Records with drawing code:
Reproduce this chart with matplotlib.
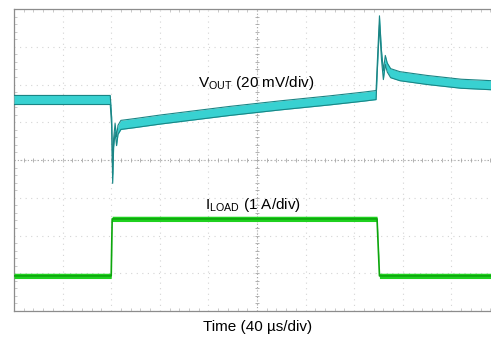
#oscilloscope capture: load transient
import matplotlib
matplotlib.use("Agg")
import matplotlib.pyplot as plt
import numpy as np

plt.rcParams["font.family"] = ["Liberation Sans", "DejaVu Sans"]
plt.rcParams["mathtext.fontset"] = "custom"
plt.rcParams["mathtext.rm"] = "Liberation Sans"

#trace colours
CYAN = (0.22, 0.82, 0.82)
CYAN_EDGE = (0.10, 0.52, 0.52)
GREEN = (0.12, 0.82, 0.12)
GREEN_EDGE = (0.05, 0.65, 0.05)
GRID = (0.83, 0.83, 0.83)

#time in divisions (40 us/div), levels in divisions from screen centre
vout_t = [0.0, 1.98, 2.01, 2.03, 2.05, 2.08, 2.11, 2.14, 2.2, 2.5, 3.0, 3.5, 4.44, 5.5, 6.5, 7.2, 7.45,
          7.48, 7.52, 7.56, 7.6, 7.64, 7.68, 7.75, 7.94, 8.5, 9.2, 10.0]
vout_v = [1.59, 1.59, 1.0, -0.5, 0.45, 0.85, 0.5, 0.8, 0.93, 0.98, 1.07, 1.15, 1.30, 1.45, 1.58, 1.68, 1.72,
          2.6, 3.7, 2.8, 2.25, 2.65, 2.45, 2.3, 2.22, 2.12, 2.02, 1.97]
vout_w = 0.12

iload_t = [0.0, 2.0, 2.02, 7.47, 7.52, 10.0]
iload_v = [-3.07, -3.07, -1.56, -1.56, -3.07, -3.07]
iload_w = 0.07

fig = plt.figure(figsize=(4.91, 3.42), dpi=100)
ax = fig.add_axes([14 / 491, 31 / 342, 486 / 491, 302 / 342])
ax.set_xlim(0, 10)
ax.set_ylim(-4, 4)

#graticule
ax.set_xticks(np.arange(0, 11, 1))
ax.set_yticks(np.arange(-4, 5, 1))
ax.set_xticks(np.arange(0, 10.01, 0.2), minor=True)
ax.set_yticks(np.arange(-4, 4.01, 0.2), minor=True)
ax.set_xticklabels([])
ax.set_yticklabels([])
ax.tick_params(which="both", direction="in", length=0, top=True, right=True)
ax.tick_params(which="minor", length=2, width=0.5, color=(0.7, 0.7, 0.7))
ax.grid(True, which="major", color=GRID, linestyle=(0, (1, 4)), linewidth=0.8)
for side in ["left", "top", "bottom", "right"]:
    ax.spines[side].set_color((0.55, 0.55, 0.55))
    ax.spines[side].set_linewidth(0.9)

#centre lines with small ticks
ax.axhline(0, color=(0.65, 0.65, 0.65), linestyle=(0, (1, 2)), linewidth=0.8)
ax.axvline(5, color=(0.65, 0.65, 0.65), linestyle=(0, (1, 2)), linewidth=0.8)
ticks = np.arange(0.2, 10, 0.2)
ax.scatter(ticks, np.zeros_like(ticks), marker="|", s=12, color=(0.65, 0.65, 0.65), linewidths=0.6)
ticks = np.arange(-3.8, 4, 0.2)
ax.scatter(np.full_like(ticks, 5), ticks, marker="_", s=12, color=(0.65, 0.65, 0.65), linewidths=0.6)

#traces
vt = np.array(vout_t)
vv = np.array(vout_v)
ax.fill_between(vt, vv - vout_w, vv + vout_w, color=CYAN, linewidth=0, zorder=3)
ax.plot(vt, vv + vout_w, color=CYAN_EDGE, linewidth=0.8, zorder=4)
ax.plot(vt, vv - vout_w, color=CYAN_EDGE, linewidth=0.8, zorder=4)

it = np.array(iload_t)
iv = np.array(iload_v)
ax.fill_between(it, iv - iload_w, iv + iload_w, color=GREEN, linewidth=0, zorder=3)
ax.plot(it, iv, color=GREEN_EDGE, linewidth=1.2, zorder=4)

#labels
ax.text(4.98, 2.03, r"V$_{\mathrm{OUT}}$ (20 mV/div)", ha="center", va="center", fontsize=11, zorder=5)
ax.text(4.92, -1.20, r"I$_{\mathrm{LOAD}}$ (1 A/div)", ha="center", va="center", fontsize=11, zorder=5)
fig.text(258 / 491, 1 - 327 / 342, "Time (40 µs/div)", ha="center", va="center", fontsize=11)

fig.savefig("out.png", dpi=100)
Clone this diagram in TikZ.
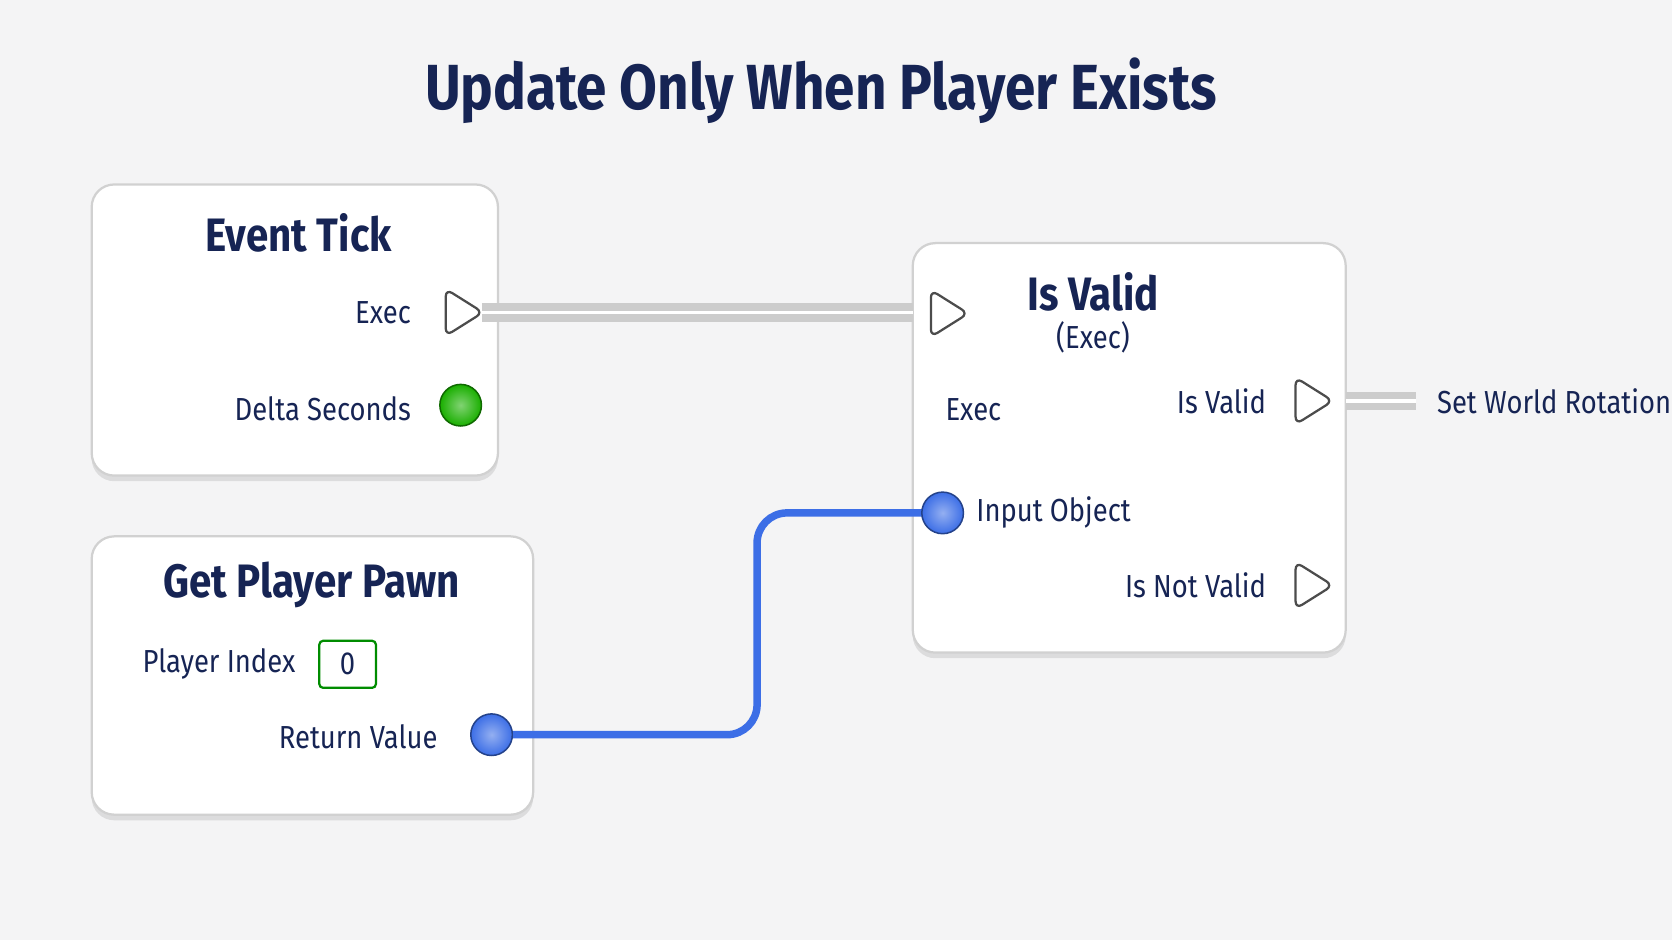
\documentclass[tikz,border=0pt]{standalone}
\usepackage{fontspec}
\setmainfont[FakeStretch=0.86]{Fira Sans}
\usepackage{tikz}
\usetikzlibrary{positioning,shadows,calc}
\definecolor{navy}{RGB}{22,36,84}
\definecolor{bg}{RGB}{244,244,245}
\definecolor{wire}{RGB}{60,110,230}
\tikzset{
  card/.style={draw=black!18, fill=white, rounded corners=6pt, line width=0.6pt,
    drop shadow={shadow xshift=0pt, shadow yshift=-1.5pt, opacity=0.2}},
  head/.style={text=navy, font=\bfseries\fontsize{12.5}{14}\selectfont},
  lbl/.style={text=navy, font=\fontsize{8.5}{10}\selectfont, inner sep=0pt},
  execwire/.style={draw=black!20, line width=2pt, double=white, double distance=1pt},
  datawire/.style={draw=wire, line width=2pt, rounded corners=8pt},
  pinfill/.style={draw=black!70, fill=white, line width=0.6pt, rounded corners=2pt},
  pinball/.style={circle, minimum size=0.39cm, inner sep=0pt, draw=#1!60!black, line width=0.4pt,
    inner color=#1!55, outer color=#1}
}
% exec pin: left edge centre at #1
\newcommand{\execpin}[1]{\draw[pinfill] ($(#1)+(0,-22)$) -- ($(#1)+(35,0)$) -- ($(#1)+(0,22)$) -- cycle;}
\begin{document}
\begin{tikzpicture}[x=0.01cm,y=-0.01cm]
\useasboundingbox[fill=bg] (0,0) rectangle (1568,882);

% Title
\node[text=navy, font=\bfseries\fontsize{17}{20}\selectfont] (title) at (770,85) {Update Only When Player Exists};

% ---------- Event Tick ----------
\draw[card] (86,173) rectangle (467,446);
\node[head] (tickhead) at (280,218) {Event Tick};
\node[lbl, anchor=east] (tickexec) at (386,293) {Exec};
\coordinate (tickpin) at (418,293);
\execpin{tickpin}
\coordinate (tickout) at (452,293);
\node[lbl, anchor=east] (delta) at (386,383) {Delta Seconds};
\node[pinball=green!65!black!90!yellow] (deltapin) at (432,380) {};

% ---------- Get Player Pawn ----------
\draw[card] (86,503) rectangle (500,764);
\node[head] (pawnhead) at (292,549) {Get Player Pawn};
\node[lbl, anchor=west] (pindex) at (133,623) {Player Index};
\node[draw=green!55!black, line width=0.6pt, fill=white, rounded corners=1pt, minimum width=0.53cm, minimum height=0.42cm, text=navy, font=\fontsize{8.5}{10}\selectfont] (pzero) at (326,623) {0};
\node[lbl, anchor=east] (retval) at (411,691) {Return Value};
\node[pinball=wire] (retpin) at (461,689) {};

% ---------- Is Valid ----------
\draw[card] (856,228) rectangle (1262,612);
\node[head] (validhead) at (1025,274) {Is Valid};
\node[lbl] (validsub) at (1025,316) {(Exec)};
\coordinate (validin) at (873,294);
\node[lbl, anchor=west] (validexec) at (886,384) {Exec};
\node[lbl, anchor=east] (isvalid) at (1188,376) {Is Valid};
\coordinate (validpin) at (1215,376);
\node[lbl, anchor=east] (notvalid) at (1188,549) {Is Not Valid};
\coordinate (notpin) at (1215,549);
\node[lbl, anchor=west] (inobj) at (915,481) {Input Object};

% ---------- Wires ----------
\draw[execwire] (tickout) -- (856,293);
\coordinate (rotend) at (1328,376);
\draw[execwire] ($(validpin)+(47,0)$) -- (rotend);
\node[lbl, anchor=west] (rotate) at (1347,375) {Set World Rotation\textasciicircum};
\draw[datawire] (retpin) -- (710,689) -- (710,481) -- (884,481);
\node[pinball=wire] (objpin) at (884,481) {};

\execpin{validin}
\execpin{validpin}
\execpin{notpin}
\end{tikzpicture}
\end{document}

Exercise goal: Write out each line of the listing above, exactly, from its first line to the line holding "ax.spines[side].set_linewidth(0.9)", inclusive. Skip the pictures.

Task answer:
Reproduce this chart with matplotlib.
#oscilloscope capture: load transient
import matplotlib
matplotlib.use("Agg")
import matplotlib.pyplot as plt
import numpy as np

plt.rcParams["font.family"] = ["Liberation Sans", "DejaVu Sans"]
plt.rcParams["mathtext.fontset"] = "custom"
plt.rcParams["mathtext.rm"] = "Liberation Sans"

#trace colours
CYAN = (0.22, 0.82, 0.82)
CYAN_EDGE = (0.10, 0.52, 0.52)
GREEN = (0.12, 0.82, 0.12)
GREEN_EDGE = (0.05, 0.65, 0.05)
GRID = (0.83, 0.83, 0.83)

#time in divisions (40 us/div), levels in divisions from screen centre
vout_t = [0.0, 1.98, 2.01, 2.03, 2.05, 2.08, 2.11, 2.14, 2.2, 2.5, 3.0, 3.5, 4.44, 5.5, 6.5, 7.2, 7.45,
          7.48, 7.52, 7.56, 7.6, 7.64, 7.68, 7.75, 7.94, 8.5, 9.2, 10.0]
vout_v = [1.59, 1.59, 1.0, -0.5, 0.45, 0.85, 0.5, 0.8, 0.93, 0.98, 1.07, 1.15, 1.30, 1.45, 1.58, 1.68, 1.72,
          2.6, 3.7, 2.8, 2.25, 2.65, 2.45, 2.3, 2.22, 2.12, 2.02, 1.97]
vout_w = 0.12

iload_t = [0.0, 2.0, 2.02, 7.47, 7.52, 10.0]
iload_v = [-3.07, -3.07, -1.56, -1.56, -3.07, -3.07]
iload_w = 0.07

fig = plt.figure(figsize=(4.91, 3.42), dpi=100)
ax = fig.add_axes([14 / 491, 31 / 342, 486 / 491, 302 / 342])
ax.set_xlim(0, 10)
ax.set_ylim(-4, 4)

#graticule
ax.set_xticks(np.arange(0, 11, 1))
ax.set_yticks(np.arange(-4, 5, 1))
ax.set_xticks(np.arange(0, 10.01, 0.2), minor=True)
ax.set_yticks(np.arange(-4, 4.01, 0.2), minor=True)
ax.set_xticklabels([])
ax.set_yticklabels([])
ax.tick_params(which="both", direction="in", length=0, top=True, right=True)
ax.tick_params(which="minor", length=2, width=0.5, color=(0.7, 0.7, 0.7))
ax.grid(True, which="major", color=GRID, linestyle=(0, (1, 4)), linewidth=0.8)
for side in ["left", "top", "bottom", "right"]:
    ax.spines[side].set_color((0.55, 0.55, 0.55))
    ax.spines[side].set_linewidth(0.9)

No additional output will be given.